Questo vale soprattutto nella PA, che deve provare ad assicurare a tutti i cittadini, senza disparità e con corretto utilizzo delle risorse, parità di trattamento. Il cittadino non può sperare di ottenere il servizio dal singolo dipendente di talento e meritevole: deve ottenere dall’organizzazione uno standard definito.
Allora, prima ancora di guardare al “merito”, appunto occorrerebbe concentrarsi sul “metodo”. La leadership, il merito, la diversificazione sono solo sofismi, se prima non si costruisce un chiaro sistema di definizione dei prodotti/servizi da rendere, degli standard da rispettare, della qualità da garantire e delle metriche del lavoro da costruire.

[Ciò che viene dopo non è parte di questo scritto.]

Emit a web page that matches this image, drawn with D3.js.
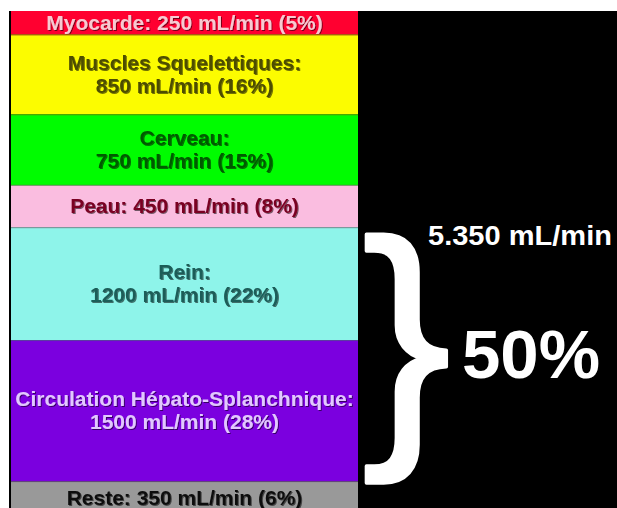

Tornando al calcio, un grande allenatore come Guardiola ha sempre, certo, avuto a disposizione grandissimi campioni, ma ha costruito un metodo di organizzazione molto efficiente, tale persino da rinunciare al talento del centravanti che con merito segna molti gol: per anni nelle sue squadre i gol sono stati realizzati in modo diffuso da tanti giocatori e non in via prevalente solo da uno o due di talento e con merito.
La carriera che serve, il merito da premiare consiste, prima ancora di ogni cosa, nella formazione di funzionari che comprendano a fondo il servizio da rendere, le regole che lo caratterizzano, i problemi operativi, per tradurli in compiti, in ruoli e metodi di lavoro grazie ai quali standardizzare tempi, qualità e contenuti.
Il merito, a quel punto, è opportuno sia non tanto individuale, quanto e soprattutto di gruppo e di squadra; perché sarà grazie al metodo che ogni cittadino che si trovi in certe condizioni riceverà un medesimo servizio standard.
Il vero merito è creare quel metodo che possa anche fare a meno di Pelè o Maradona o del centravanti. Finchè non si prenderà atto di questo, ogni discettazione e progetto di riforma della PA resterà prigioniero di slogan e preconcetti vetusti e inefficaci.